What to do: Drop the images; return everything else in the listing below exactly.

* start *

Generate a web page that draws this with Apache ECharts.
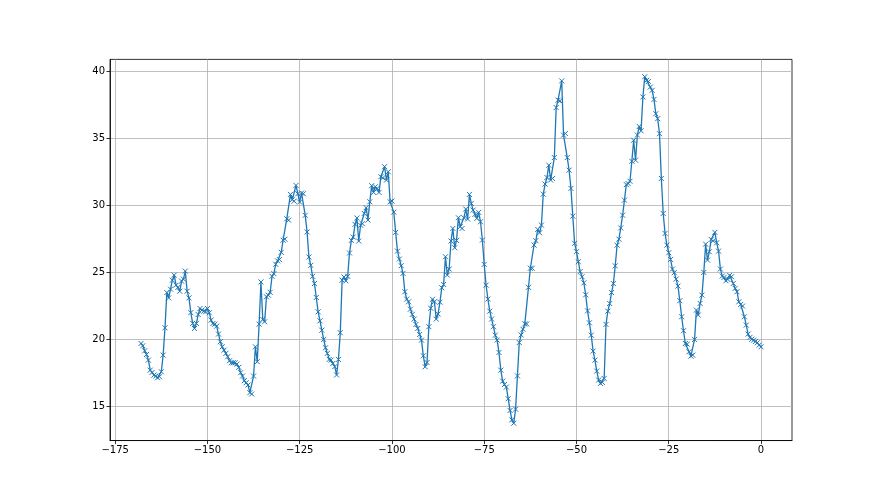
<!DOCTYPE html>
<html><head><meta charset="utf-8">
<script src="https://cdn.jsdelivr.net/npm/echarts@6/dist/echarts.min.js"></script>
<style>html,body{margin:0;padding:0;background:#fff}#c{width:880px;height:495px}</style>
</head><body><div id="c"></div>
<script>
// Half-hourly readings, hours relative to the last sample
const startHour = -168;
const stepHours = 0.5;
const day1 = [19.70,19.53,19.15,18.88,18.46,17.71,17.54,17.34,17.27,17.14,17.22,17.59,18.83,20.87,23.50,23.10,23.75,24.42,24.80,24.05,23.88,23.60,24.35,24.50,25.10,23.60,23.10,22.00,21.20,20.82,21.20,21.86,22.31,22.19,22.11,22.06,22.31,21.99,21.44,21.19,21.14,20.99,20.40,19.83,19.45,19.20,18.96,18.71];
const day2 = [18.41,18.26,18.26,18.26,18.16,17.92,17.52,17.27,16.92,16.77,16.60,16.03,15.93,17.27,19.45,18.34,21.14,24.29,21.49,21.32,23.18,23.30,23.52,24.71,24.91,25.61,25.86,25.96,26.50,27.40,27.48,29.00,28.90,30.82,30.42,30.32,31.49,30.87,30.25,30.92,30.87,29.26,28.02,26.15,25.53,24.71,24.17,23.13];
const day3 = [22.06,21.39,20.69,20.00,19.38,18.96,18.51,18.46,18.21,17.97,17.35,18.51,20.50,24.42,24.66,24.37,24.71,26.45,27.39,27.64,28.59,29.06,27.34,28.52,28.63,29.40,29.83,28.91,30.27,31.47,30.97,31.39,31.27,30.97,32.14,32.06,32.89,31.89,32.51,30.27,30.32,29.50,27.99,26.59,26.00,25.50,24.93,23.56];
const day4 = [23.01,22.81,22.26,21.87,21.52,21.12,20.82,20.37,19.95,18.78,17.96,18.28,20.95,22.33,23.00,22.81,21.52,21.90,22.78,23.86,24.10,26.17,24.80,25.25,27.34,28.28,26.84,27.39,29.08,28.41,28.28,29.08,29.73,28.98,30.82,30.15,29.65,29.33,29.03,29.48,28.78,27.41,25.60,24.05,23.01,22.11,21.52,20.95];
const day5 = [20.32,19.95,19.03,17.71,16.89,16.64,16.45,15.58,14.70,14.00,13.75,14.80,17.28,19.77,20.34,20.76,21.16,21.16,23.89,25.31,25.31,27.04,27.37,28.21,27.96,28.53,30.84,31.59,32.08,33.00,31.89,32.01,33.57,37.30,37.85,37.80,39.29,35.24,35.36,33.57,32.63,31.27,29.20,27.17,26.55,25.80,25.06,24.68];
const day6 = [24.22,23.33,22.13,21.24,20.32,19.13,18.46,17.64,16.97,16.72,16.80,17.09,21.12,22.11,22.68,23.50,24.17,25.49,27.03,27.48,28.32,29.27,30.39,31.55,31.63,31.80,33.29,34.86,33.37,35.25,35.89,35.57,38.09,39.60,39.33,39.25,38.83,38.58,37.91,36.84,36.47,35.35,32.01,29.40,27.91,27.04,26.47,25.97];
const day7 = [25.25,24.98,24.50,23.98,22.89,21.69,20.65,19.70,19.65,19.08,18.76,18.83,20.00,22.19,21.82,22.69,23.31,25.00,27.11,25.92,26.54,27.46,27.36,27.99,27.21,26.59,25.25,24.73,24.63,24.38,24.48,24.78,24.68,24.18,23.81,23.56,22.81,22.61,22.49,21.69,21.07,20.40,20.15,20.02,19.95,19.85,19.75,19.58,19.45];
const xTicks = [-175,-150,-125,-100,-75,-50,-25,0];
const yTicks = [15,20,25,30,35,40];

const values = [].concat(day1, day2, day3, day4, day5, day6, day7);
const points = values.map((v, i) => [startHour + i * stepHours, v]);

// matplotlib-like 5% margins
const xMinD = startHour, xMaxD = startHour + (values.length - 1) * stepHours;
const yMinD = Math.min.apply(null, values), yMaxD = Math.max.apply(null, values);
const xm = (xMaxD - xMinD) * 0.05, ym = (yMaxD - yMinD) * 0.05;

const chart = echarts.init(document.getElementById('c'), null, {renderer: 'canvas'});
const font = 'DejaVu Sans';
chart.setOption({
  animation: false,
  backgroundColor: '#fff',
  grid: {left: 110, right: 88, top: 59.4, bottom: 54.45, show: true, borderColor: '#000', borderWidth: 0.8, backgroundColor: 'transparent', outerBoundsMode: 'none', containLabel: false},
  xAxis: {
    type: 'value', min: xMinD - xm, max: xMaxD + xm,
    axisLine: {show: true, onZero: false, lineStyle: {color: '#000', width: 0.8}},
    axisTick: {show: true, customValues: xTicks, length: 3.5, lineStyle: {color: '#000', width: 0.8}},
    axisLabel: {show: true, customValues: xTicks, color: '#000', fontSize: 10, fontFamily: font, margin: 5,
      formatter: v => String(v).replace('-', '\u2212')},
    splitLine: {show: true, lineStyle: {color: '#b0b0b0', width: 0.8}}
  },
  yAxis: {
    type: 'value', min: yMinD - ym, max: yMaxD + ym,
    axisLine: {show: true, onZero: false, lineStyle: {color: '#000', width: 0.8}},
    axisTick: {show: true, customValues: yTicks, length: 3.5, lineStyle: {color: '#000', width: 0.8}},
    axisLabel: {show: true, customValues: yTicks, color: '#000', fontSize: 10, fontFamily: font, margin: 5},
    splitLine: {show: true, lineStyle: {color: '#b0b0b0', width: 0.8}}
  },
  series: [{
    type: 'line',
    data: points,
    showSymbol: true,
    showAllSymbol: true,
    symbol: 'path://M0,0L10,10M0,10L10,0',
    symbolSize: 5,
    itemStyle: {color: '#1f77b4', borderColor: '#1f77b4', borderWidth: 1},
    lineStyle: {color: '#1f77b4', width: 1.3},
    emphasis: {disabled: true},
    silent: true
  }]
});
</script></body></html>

* end *

Written answer:
Generate a web page that draws this with Apache ECharts.
<!DOCTYPE html>
<html><head><meta charset="utf-8">
<script src="https://cdn.jsdelivr.net/npm/echarts@6/dist/echarts.min.js"></script>
<style>html,body{margin:0;padding:0;background:#fff}#c{width:880px;height:495px}</style>
</head><body><div id="c"></div>
<script>
// Half-hourly readings, hours relative to the last sample
const startHour = -168;
const stepHours = 0.5;
const day1 = [19.70,19.53,19.15,18.88,18.46,17.71,17.54,17.34,17.27,17.14,17.22,17.59,18.83,20.87,23.50,23.10,23.75,24.42,24.80,24.05,23.88,23.60,24.35,24.50,25.10,23.60,23.10,22.00,21.20,20.82,21.20,21.86,22.31,22.19,22.11,22.06,22.31,21.99,21.44,21.19,21.14,20.99,20.40,19.83,19.45,19.20,18.96,18.71];
const day2 = [18.41,18.26,18.26,18.26,18.16,17.92,17.52,17.27,16.92,16.77,16.60,16.03,15.93,17.27,19.45,18.34,21.14,24.29,21.49,21.32,23.18,23.30,23.52,24.71,24.91,25.61,25.86,25.96,26.50,27.40,27.48,29.00,28.90,30.82,30.42,30.32,31.49,30.87,30.25,30.92,30.87,29.26,28.02,26.15,25.53,24.71,24.17,23.13];
const day3 = [22.06,21.39,20.69,20.00,19.38,18.96,18.51,18.46,18.21,17.97,17.35,18.51,20.50,24.42,24.66,24.37,24.71,26.45,27.39,27.64,28.59,29.06,27.34,28.52,28.63,29.40,29.83,28.91,30.27,31.47,30.97,31.39,31.27,30.97,32.14,32.06,32.89,31.89,32.51,30.27,30.32,29.50,27.99,26.59,26.00,25.50,24.93,23.56];
const day4 = [23.01,22.81,22.26,21.87,21.52,21.12,20.82,20.37,19.95,18.78,17.96,18.28,20.95,22.33,23.00,22.81,21.52,21.90,22.78,23.86,24.10,26.17,24.80,25.25,27.34,28.28,26.84,27.39,29.08,28.41,28.28,29.08,29.73,28.98,30.82,30.15,29.65,29.33,29.03,29.48,28.78,27.41,25.60,24.05,23.01,22.11,21.52,20.95];
const day5 = [20.32,19.95,19.03,17.71,16.89,16.64,16.45,15.58,14.70,14.00,13.75,14.80,17.28,19.77,20.34,20.76,21.16,21.16,23.89,25.31,25.31,27.04,27.37,28.21,27.96,28.53,30.84,31.59,32.08,33.00,31.89,32.01,33.57,37.30,37.85,37.80,39.29,35.24,35.36,33.57,32.63,31.27,29.20,27.17,26.55,25.80,25.06,24.68];
const day6 = [24.22,23.33,22.13,21.24,20.32,19.13,18.46,17.64,16.97,16.72,16.80,17.09,21.12,22.11,22.68,23.50,24.17,25.49,27.03,27.48,28.32,29.27,30.39,31.55,31.63,31.80,33.29,34.86,33.37,35.25,35.89,35.57,38.09,39.60,39.33,39.25,38.83,38.58,37.91,36.84,36.47,35.35,32.01,29.40,27.91,27.04,26.47,25.97];
const day7 = [25.25,24.98,24.50,23.98,22.89,21.69,20.65,19.70,19.65,19.08,18.76,18.83,20.00,22.19,21.82,22.69,23.31,25.00,27.11,25.92,26.54,27.46,27.36,27.99,27.21,26.59,25.25,24.73,24.63,24.38,24.48,24.78,24.68,24.18,23.81,23.56,22.81,22.61,22.49,21.69,21.07,20.40,20.15,20.02,19.95,19.85,19.75,19.58,19.45];
const xTicks = [-175,-150,-125,-100,-75,-50,-25,0];
const yTicks = [15,20,25,30,35,40];

const values = [].concat(day1, day2, day3, day4, day5, day6, day7);
const points = values.map((v, i) => [startHour + i * stepHours, v]);

// matplotlib-like 5% margins
const xMinD = startHour, xMaxD = startHour + (values.length - 1) * stepHours;
const yMinD = Math.min.apply(null, values), yMaxD = Math.max.apply(null, values);
const xm = (xMaxD - xMinD) * 0.05, ym = (yMaxD - yMinD) * 0.05;

const chart = echarts.init(document.getElementById('c'), null, {renderer: 'canvas'});
const font = 'DejaVu Sans';
chart.setOption({
  animation: false,
  backgroundColor: '#fff',
  grid: {left: 110, right: 88, top: 59.4, bottom: 54.45, show: true, borderColor: '#000', borderWidth: 0.8, backgroundColor: 'transparent', outerBoundsMode: 'none', containLabel: false},
  xAxis: {
    type: 'value', min: xMinD - xm, max: xMaxD + xm,
    axisLine: {show: true, onZero: false, lineStyle: {color: '#000', width: 0.8}},
    axisTick: {show: true, customValues: xTicks, length: 3.5, lineStyle: {color: '#000', width: 0.8}},
    axisLabel: {show: true, customValues: xTicks, color: '#000', fontSize: 10, fontFamily: font, margin: 5,
      formatter: v => String(v).replace('-', '\u2212')},
    splitLine: {show: true, lineStyle: {color: '#b0b0b0', width: 0.8}}
  },
  yAxis: {
    type: 'value', min: yMinD - ym, max: yMaxD + ym,
    axisLine: {show: true, onZero: false, lineStyle: {color: '#000', width: 0.8}},
    axisTick: {show: true, customValues: yTicks, length: 3.5, lineStyle: {color: '#000', width: 0.8}},
    axisLabel: {show: true, customValues: yTicks, color: '#000', fontSize: 10, fontFamily: font, margin: 5},
    splitLine: {show: true, lineStyle: {color: '#b0b0b0', width: 0.8}}
  },
  series: [{
    type: 'line',
    data: points,
    showSymbol: true,
    showAllSymbol: true,
    symbol: 'path://M0,0L10,10M0,10L10,0',
    symbolSize: 5,
    itemStyle: {color: '#1f77b4', borderColor: '#1f77b4', borderWidth: 1},
    lineStyle: {color: '#1f77b4', width: 1.3},
    emphasis: {disabled: true},
    silent: true
  }]
});
</script></body></html>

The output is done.